Ancestral teachers hall
ancestral teachers hall (sodō 祖堂)
A "hall" (dō 堂) where the spirit tablets and mortuary portraits (either painted or sculpted) of "ancestral teachers" (soshi 祖師, so 祖) in the Zen lineage are enshrined and given regular offerings of food, drink, and merit. In medieval Japanese Zen monasteries and the Song and Yuan dynasty Chinese Buddhist monasteries on which they were modeled, ancestral teachers halls were also known as portrait halls (shindō 眞堂). They housed mortuary portraits (shin 眞, chinzō 頂相) of ancestral teachers, including the first six ancestors of the Zen lineage in China and other figures honored as founders of major branches of the lineage, as well as the mortuary portraits of former abbots of each particular monastery.
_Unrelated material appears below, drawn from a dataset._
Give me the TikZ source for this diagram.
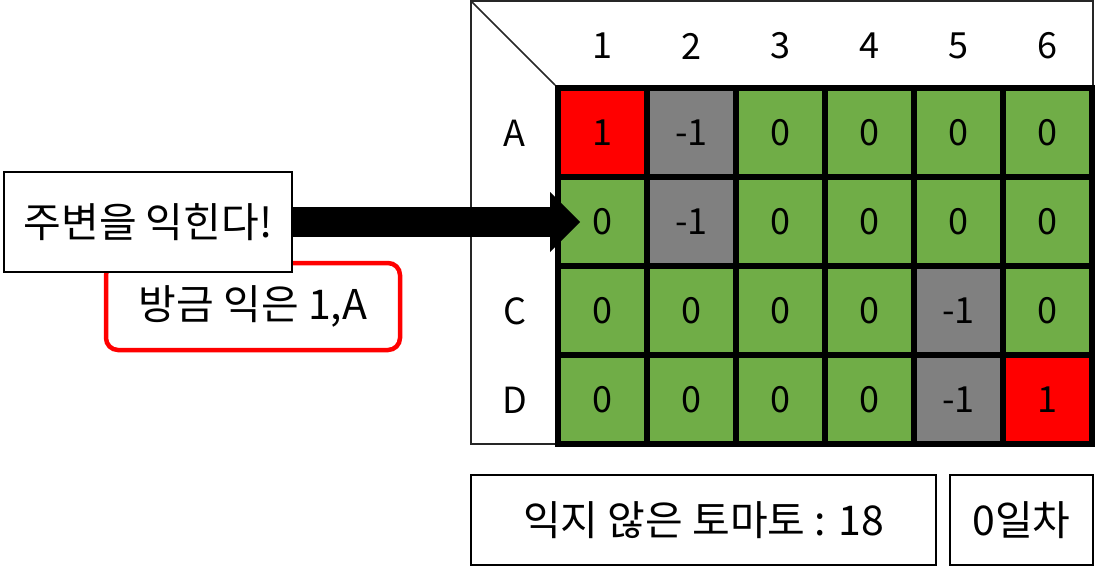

In Soto Zen today, the morning sutra chanting that is performed daily includes an "ancestral teachers hall sutra chanting" (sodō fugin 祖堂諷經) that is distinct from the "sutra chanting for founding and former abbots" (kaisan rekijū fugin 開山歴住諷經), but in most cases the spirit tablets and mortuary portraits of ancestral teachers and former abbots are enshrined in the same place. At ordinary temples, that "ancestral teachers hall" is generally not a separate building or hall proper, but rather an area of shelves filled with spirit tablets located on one side or to the rear of the Sumeru altar in the main hall (hondō 本堂). ☞"mortuary portrait."